We could pass the allocations thru RPC when calling the compute service by adding them as a method argument, but given the Allocation objects are a Placement specific model, we prefer not use them directly in Nova.

One last argument could be about where to call Placement API for both creating allocations and deleting them, whether in the conductor or in the scheduler services, but we leave that for a review discussion during the implementation. We possibly reserve ourselves to verify the performance between those two alternatives using some benchmark tooling.

Data model impact

None.

REST API impact

None.

Security impact

None.

Notifications impact

None.

Other end user impact

None.

Performance Impact

Placement HTTP calls would be made within the scheduler service instead of compute services for allocating instances.

Other deployer impact

Rolling upgrades would keep the legacy behaviour until all compute nodes are fully upgraded and the transition would be automatic.

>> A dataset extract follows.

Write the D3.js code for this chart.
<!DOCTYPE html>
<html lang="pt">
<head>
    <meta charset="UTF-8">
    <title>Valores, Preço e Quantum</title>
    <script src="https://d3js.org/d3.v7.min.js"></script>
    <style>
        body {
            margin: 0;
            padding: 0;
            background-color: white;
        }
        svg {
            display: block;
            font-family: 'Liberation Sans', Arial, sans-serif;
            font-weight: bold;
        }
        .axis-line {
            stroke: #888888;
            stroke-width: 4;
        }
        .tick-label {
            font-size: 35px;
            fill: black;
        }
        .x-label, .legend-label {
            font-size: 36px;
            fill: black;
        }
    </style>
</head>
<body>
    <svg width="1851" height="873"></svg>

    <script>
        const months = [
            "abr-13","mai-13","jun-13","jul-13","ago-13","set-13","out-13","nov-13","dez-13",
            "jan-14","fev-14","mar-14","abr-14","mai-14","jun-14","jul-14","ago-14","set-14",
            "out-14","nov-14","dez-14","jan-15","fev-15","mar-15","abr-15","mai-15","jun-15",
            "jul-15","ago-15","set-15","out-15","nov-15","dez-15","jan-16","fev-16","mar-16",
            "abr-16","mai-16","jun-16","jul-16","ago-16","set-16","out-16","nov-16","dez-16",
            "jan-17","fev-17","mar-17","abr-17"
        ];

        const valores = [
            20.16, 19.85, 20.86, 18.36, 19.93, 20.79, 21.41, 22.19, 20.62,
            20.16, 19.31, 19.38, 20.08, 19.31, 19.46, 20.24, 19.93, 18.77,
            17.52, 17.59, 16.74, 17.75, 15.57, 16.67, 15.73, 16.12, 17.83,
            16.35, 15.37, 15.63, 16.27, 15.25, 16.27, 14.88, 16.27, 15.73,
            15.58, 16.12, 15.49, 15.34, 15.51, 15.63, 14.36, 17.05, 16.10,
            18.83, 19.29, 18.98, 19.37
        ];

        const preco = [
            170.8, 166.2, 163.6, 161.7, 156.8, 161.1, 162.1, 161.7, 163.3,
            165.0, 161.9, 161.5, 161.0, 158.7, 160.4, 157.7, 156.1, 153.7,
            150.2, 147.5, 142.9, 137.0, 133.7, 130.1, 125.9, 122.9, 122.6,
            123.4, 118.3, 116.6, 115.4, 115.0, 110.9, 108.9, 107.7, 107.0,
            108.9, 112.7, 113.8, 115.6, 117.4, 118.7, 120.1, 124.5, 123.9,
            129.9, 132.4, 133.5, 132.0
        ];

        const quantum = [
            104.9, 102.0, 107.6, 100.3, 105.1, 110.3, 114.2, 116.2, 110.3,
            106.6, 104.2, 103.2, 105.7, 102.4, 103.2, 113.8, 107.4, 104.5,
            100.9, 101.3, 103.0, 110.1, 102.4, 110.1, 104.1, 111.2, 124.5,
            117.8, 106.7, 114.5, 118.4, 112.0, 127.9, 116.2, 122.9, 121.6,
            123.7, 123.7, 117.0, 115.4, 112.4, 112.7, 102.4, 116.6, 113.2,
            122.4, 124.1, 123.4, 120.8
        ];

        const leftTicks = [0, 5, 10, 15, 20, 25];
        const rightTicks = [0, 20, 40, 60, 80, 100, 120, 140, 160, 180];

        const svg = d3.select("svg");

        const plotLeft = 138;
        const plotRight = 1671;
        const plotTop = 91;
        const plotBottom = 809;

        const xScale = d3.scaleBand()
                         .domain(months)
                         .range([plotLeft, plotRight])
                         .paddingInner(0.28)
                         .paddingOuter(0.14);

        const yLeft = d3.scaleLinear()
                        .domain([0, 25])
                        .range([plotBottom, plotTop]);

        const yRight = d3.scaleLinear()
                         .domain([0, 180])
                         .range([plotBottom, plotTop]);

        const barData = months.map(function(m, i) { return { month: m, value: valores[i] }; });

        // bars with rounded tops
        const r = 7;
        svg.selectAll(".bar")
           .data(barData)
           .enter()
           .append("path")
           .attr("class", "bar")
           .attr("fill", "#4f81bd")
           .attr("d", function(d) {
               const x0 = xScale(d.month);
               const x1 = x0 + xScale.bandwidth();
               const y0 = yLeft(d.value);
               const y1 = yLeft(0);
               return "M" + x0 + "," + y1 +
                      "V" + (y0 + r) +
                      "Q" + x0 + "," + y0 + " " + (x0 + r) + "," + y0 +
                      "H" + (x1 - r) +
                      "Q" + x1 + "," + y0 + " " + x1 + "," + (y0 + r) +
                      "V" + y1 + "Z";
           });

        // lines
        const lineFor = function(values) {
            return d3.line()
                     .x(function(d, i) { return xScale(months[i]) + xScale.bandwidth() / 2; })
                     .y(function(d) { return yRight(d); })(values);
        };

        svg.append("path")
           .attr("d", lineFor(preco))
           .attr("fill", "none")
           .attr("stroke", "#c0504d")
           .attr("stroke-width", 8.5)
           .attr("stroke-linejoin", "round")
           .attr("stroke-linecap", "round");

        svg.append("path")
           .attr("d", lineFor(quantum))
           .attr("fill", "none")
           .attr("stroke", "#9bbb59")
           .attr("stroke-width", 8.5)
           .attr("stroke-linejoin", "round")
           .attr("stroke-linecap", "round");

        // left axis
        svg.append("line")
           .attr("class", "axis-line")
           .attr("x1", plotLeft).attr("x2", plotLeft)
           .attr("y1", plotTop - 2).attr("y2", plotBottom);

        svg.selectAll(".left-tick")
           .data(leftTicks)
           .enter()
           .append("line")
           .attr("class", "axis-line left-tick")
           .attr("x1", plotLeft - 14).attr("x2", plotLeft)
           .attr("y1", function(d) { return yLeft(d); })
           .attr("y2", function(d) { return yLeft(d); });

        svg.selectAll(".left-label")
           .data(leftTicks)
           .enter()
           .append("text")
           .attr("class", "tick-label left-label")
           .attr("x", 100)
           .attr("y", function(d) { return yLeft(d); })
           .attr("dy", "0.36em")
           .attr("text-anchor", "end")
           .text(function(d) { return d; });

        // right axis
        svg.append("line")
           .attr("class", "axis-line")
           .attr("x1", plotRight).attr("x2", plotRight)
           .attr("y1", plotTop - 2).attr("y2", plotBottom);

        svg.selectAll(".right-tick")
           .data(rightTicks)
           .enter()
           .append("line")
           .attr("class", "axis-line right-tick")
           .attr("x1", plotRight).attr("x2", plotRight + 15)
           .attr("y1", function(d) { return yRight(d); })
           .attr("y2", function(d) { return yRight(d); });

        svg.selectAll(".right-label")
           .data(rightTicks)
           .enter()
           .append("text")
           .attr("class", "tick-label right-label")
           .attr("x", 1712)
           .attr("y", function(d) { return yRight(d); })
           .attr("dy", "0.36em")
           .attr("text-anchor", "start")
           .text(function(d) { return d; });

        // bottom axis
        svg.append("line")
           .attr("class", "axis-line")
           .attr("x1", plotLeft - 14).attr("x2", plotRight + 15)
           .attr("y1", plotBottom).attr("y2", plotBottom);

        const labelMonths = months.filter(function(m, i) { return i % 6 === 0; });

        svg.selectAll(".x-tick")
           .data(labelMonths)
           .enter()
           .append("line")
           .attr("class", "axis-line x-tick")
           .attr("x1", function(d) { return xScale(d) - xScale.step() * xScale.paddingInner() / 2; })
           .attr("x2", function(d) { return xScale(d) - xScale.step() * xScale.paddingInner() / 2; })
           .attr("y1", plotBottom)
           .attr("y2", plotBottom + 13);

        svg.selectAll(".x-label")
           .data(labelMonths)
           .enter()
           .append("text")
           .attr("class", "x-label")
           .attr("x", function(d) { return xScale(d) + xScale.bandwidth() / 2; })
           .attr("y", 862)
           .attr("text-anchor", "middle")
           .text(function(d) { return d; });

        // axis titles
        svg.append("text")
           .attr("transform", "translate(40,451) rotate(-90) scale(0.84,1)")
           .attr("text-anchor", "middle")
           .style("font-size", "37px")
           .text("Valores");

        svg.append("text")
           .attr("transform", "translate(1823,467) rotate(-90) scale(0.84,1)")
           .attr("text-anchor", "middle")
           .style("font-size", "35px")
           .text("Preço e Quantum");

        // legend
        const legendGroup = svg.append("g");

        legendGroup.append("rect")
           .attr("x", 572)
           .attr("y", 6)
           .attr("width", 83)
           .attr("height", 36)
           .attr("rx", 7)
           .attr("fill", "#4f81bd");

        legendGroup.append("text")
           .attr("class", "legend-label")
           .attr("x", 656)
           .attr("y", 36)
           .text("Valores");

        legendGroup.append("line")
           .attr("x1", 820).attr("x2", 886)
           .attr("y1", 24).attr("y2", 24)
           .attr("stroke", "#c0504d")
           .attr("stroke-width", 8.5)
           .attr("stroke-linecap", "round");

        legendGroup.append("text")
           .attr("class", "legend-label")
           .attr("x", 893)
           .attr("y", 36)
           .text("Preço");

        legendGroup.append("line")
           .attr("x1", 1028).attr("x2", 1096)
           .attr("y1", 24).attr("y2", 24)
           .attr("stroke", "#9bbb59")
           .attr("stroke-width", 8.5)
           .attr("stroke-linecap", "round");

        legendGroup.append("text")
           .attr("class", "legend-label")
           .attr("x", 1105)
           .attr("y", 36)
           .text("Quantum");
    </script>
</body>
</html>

Operators would need to amend reserved_host_disk_mb, reserved_host_memory_mb and a newly-created reserved_host_cpus configuration options in order to accept instance overheads provided by each hypervisor type. The values of those config options should be equal to the amount they want to leave for each hypervisor plus the maximum number of instances by the least-sized flavor times the overhead for that flavor.

Developer impact

None.

Implementation

Assignee(s)

Primary assignee:
sylvain-bauza
Other contributors:
None

Work Items

  • Fix the bug [1] about not deleting allocations for local instance deletions.
  • Add a new reserved_host_cpus config option and use it by the RT.
  • Amend RT to filter out allocations for instances that don’t have a host set yet when it does self-heal check.
  • Make compute nodes GET /allocations/<instance_id> for verifying if already created, and if so, don’t POST allocations to Placement service.
  • Modify conductor to DELETE /allocations/<instance_id> if this is a reschedule or a move operation.
  • Modify scheduler to POST allocations to Placement if all computes are new.

Dependencies

None.

Testing

Nothing really fancy new, classic coverage of unit and functional tests.

Documentation Impact

None.